Nicholas for all his youthful impulsiveness did a very wise thing that taught me a lesson. It happened after he quit Dotheboys Hall and was sheltering- together with Smike -with Newman Noggs. Nicholas was looking for work and he got an offer from this politician to be a sort of assistant for fifteen shillings a week. Now I'm doing the calculation in my head and that comes out to 3 pounds a month. Nicholas just came from a job with Squeers that paid 5 pounds a year, so I thought that Nicholas should take the job seeing that it paid significantly more. But he turns it down since the pay is too meager for the amount of work. And at this moment I learn something about myself and I am schooled by "Nicholas Nickleby".

You see I am the type of person who would have accepted that job. I have done so in the past. I did it because being jobless scared me. I am the one to be blinded by money and not consider if the job was worth the pay. My wife has saved me from such a job once and here I am, reading "Nicholas Nickleby", showing the same sorry inclination. But Nicholas reminds me that it is better to do without than accept a bad deal. I really, really, have to learn this lesson.

Miss La Creevy is also a particularly lovable character for me. She's actually living my dream life - at least before her marriage to Tim Linkinwater. She lives alone in an income-earning property and she works at a craft she loves. It's a peaceful life and oh how I envy her. When, in the book, she mentions someone observing to her that her life must be a lonely one she answers something to the effect that the days roll by peacefully for her or some such phrase. At that point I just wanted to live her life.

I'll always wonder if Dotheboys Hall is a real description of a real Victorian establishment. The situation at Dotheboys Hall is so hellish for those young boys that I'm inclined to think that Dickens indulged in an exaggerated caricature. I hope so; when I was reading about it, it was hell on Earth.

In all of Nicholas Nickleby my favorite character is Newman Noggs. Broke but not broken, Newman nonetheless stands as the hero in the darkest times of the book. When Nicholas and his family didn't know what they were in for with Ralph, Newman stood as best he could as a guardian. And he was that throughout the book, a guardian. The fact that he had very little means only made him shine the brighter. I love this shabbily dressed ruin of a man, still refusing to back down and sell out.
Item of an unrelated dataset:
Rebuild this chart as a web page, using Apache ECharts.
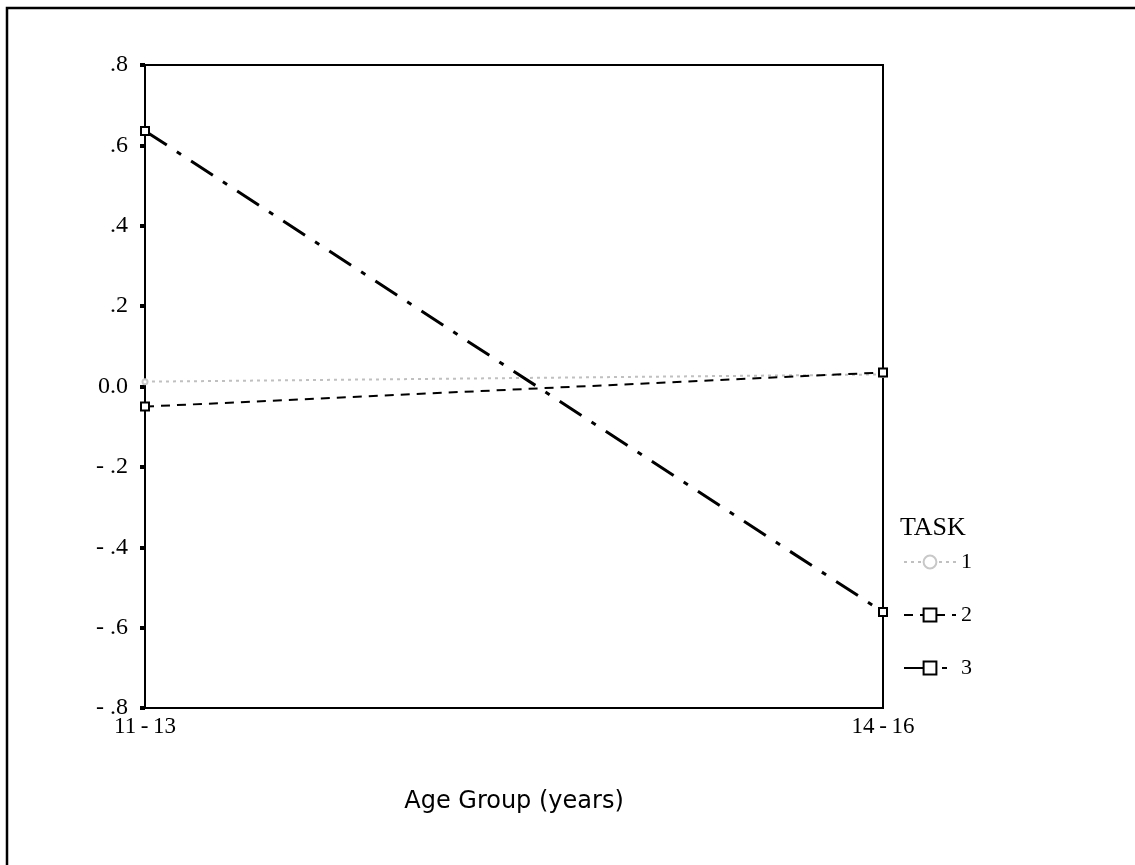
<!DOCTYPE html>
<html>
<head>
<meta charset="utf-8">
<script src="https://cdn.jsdelivr.net/npm/echarts@6/dist/echarts.min.js"></script>
<style>html,body{margin:0;padding:0;background:#fff}#c{width:1135px;height:865px}</style>
</head>
<body>
<div id="c"></div>
<script>
const categories = ['11-13', '14-16'];
const seriesNames = ['1', '2', '3'];
const task1 = [0.012, 0.030];
const task2 = [-0.050, 0.035];
const task3 = [0.636, -0.561];
const yTicks = [-0.8, -0.6, -0.4, -0.2, 0.0, 0.2, 0.4, 0.6, 0.8];
const yLabels = ['- .8', '- .6', '- .4', '- .2', '0.0', '.2', '.4', '.6', '.8'];

const serif = '"Liberation Serif", "DejaVu Serif", serif';
const sans = '"DejaVu Sans", "Noto Sans", sans-serif';
const chart = echarts.init(document.getElementById('c'));
chart.setOption({
  animation: false,
  backgroundColor: '#fff',
  title: {
    text: 'TASK', left: 895, top: 510,
    textStyle: { fontFamily: serif, fontSize: 26, fontWeight: 'normal', color: '#000' }
  },
  legend: {
    orient: 'vertical', left: 898, top: 546,
    itemWidth: 52, itemHeight: 16, itemGap: 31,
    data: seriesNames,
    textStyle: { fontFamily: serif, fontSize: 22, color: '#000' }
  },
  graphic: [{
    type: 'rect', silent: true, z: -1,
    shape: { x: 7, y: 8, width: 1300, height: 1000 },
    style: { fill: 'none', stroke: '#000', lineWidth: 2.5 }
  }],
  grid: {
    left: 145, top: 65, right: 252, bottom: 157,
    show: true, borderColor: '#000', borderWidth: 2, backgroundColor: 'transparent'
  },
  xAxis: {
    type: 'category', data: categories, boundaryGap: false,
    axisLine: { onZero: false, lineStyle: { color: '#000', width: 2 } },
    axisTick: { show: false },
    axisLabel: {
      fontFamily: serif, fontSize: 23, color: '#000', margin: 7,
      formatter: v => v.replace('-', '\u2009-\u2009')
    },
    name: 'Age Group (years)', nameLocation: 'middle', nameGap: 82,
    nameTextStyle: { fontFamily: sans, fontSize: 24, color: '#000' }
  },
  yAxis: {
    type: 'value', min: -0.8, max: 0.8, interval: 0.2,
    splitLine: { show: false },
    axisLine: { show: true, onZero: false, lineStyle: { color: '#000', width: 2 } },
    axisTick: { show: true, length: 5, lineStyle: { color: '#000', width: 4 } },
    axisLabel: {
      fontFamily: serif, fontSize: 24, color: '#000', margin: 17,
      formatter: v => {
        const i = yTicks.findIndex(t => Math.abs(t - v) < 1e-6);
        return i >= 0 ? yLabels[i] : '';
      }
    }
  },
  series: [
    {
      name: seriesNames[0], type: 'line', data: task1,
      symbol: 'emptyCircle', symbolSize: 5,
      itemStyle: { color: '#c8c8c8', borderColor: '#bbb' },
      lineStyle: { color: '#c0c0c0', width: 2, type: [3, 4] }
    },
    {
      name: seriesNames[1], type: 'line', data: task2,
      symbol: 'emptyRect', symbolSize: 8,
      itemStyle: { color: '#000', borderColor: '#000', borderWidth: 1.5 },
      lineStyle: { color: '#000', width: 2, type: [9, 7] }
    },
    {
      name: seriesNames[2], type: 'line', data: task3,
      symbol: 'emptyRect', symbolSize: 8,
      itemStyle: { color: '#000', borderColor: '#000', borderWidth: 1.5 },
      lineStyle: { color: '#000', width: 3, type: [26, 12, 5, 12] }
    }
  ]
});
</script>
</body>
</html>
I recently watched a YouTube video describing Dickens's novels as "big wodges". At a thousand pages Nicholas Nickleby certainly is that. But the thing about Dickens - and this happened to me several times while reading Nicholas Nickleby- is that his writing, though verbose, is mesmerizing. There is a magnetic quality to his writing that makes it flow so well that you're just reading and reading and reading and the big wodge of a book just gets read. Nicholas Nickleby is a world you can get lost in, happily. There's lots to see and plenty of people to meet; and it is, in the end, a satisfying romp which might teach you a lesson or two, like it did in my case.